Wednesday, October 5, 2011

Topshop Cycle Chic






Topshop Unique Spring/Summer 20102 - Photos via Fashion Odor

I'm probably most surprised that the fashion-forward Topshop is still showing jumpers for their Cleopatra-inspired 2012  SS collection. Not that I dislike jumpers--I'm glad I'll still be able to get use out of mine next summer. Of course, the cut-out bike shorts caught my eye. They're quite daring. What's covering your bum exactly? Plus, the sheer nude ones look like they'd give you some serious tan lines so let's not imagine the permanent zebra effect the black ones might create. On a more practical note, the last two ensembles look breezy and waterproof. I certainly hope so as a girl could use a bit of high street style during the soggy spring.

Tuesday, October 4, 2011

Gone But Not Forgotten

From Lucky Magazine on Tumblr
There have been a lot of changes in the Globe Bikes lineup since Brown Betty and I got together. For one thing, they no longer make the Live Mixte 1. At least not for the American market? While watching this video about the Bobbin Bicycles x Globe shop in London, I spotted the discontinued Haul gussied up with a Brooks saddle. Bobbin Bicycles has certainly given their American additions the full monty, getting The Duke Spirit in on the act. So I guess this means the slow cycling lifestyle doesn't necessarily require a Dutch bike, even when one's in Europe.

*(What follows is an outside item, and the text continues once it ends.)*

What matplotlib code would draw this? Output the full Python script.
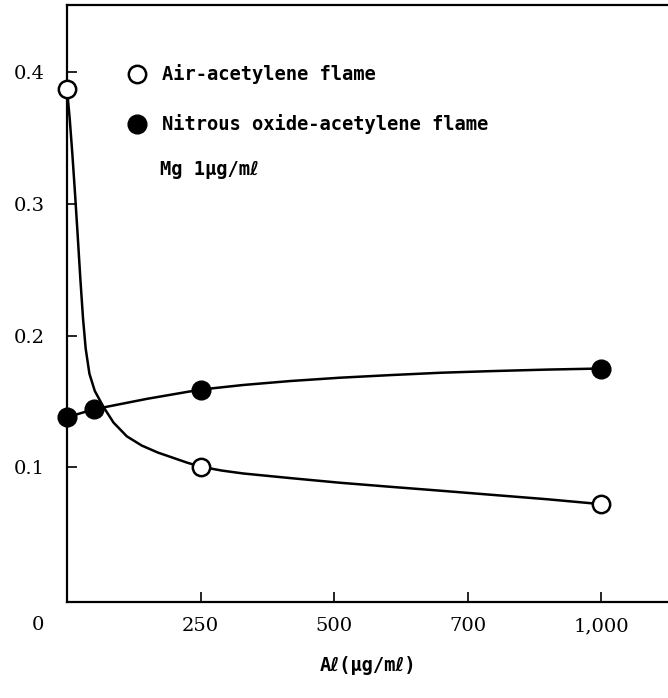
import matplotlib.pyplot as plt

# measured points
air_x = [0, 250, 1000]
air_y = [0.387, 0.100, 0.072]
n2o_x = [0, 50, 250, 1000]
n2o_y = [0.138, 0.144, 0.159, 0.175]

# hand-drawn fitted curves
air_curve_x = [0, 5, 10, 15, 20, 25, 30, 35, 42, 52, 68, 87, 112, 140, 170, 200, 225, 250,
               290, 330, 418, 510, 605, 700, 792, 900, 1000]
air_curve_y = [0.387, 0.365, 0.338, 0.308, 0.276, 0.243, 0.213, 0.190, 0.171, 0.158, 0.146,
               0.134, 0.1235, 0.1165, 0.1112, 0.107, 0.1035, 0.1005,
               0.0975, 0.0953, 0.0918, 0.0883, 0.0852, 0.0822, 0.0792, 0.0757, 0.072]
n2o_curve_x = [0, 50, 150, 250, 330, 418, 510, 605, 700, 792, 900, 1000]
n2o_curve_y = [0.138, 0.144, 0.152, 0.159, 0.1625, 0.1655, 0.168, 0.170, 0.1718, 0.173, 0.1742, 0.175]

xticks = [250, 500, 750, 1000]
xtick_labels = ['250', '500', '700', '1,000']
yticks = [0.1, 0.2, 0.3, 0.4]
ytick_labels = ['0.1', '0.2', '0.3', '0.4']

legend_labels = ['Air-acetylene flame', 'Nitrous oxide-acetylene flame']
note = 'Mg 1\u03bcg/m\u2113'
xlabel = 'A\u2113(\u03bcg/m\u2113)'

mono = ['DejaVu Sans Mono', 'DejaVu Sans']
serif = 'DejaVu Serif'

fig = plt.figure(figsize=(6.68, 6.98), dpi=100)
ax = fig.add_axes([0.1003, 0.1375, 0.8997, 0.8553])

# curves
ax.plot(air_curve_x, air_curve_y, color='black', lw=1.8, zorder=2, solid_joinstyle='round')
ax.plot(n2o_curve_x, n2o_curve_y, color='black', lw=1.8, zorder=2, solid_joinstyle='round')

# markers
ax.plot(air_x, air_y, 'o', ms=12.5, mfc='white', mec='black', mew=1.8, clip_on=False, zorder=3)
ax.plot(n2o_x, n2o_y, 'o', ms=13.5, mfc='black', mec='black', clip_on=False, zorder=3)

ax.set_xlim(0, 1125)
ax.set_ylim(-0.0023, 0.451)

ax.spines['right'].set_visible(False)
for s in ['left', 'bottom', 'top']:
    ax.spines[s].set_linewidth(1.6)

ax.set_xticks(xticks)
ax.set_xticklabels(xtick_labels, fontsize=14, family=serif)
ax.set_yticks(yticks)
ax.set_yticklabels(ytick_labels, fontsize=14, family=serif)
ax.tick_params(axis='x', direction='in', length=7, width=1.2, pad=11)
ax.tick_params(axis='y', direction='in', length=7, width=1.2, pad=16)

# origin label
ax.annotate('0', xy=(0, 0), xytext=(-29, -26), textcoords='offset pixels',
            ha='center', va='center', fontsize=14, family=serif)

ax.set_xlabel(xlabel, fontsize=13.5, family=mono, fontweight='bold', labelpad=15)

# legend drawn by hand
ax.plot([0.116], [0.885], 'o', ms=12.5, mfc='white', mec='black', mew=1.8, transform=ax.transAxes)
ax.plot([0.116], [0.801], 'o', ms=13.5, mfc='black', mec='black', transform=ax.transAxes)
ax.text(0.158, 0.885, legend_labels[0], transform=ax.transAxes, va='center',
        fontsize=13.5, family=mono, fontweight='bold')
ax.text(0.158, 0.801, legend_labels[1], transform=ax.transAxes, va='center',
        fontsize=13.5, family=mono, fontweight='bold')
ax.text(0.155, 0.725, note, transform=ax.transAxes, va='center',
        fontsize=13.5, family=mono, fontweight='bold')

fig.savefig('out.png', dpi=100)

Bike Book: The Outspokin' Cyclist

My first book review. Thanks to Mr. Phillip Barron.

The first thing that struck me about this book was its origin. From 2004 to 2008, Phillip Barron wrote a cyclist column for the Durham Herald Sun. This book is a collection of those columns. I was pleasantly surprised to find that a Southern city paper thought so much of its cycling readership or considered cycling relevant enough for its own column. I'm also jealous. The Atlanta Journal Constitution does not have a cycling column. Even Creative Loafing--the "alternative" paper--lacks a bike column.

Jealousy aside, I appreciate the Zen nature of the book's first part "Why I Ride." The essays here convey the sentiment of taking time out for oneself and slowing down to smell the roses. Barron speaks to both the sports cyclist enjoying those rare moments of being in the zone and the commuter experiencing their city to a degree that only bicycles allow.

Now that Barron has wooed readers onto their bikes, he offers some support and advice in the next section, "Building A Bike Community." He passes along winter riding tips from Ottawa's bike messengers and provides a quick comparison of bike trailers for carrying kids. There are also cool-headed words for motorists and cyclists seeking to share the road.

Lastly, Barron celebrates cycling in many of its varieties and locales. He even rhapsodizes about falling. Taken as a life lesson and not just an accident, I find his parting words have staying power. "Where we fall and bounce back, where we risk and succeed, where we work through fear, that’s where we find meaning in life."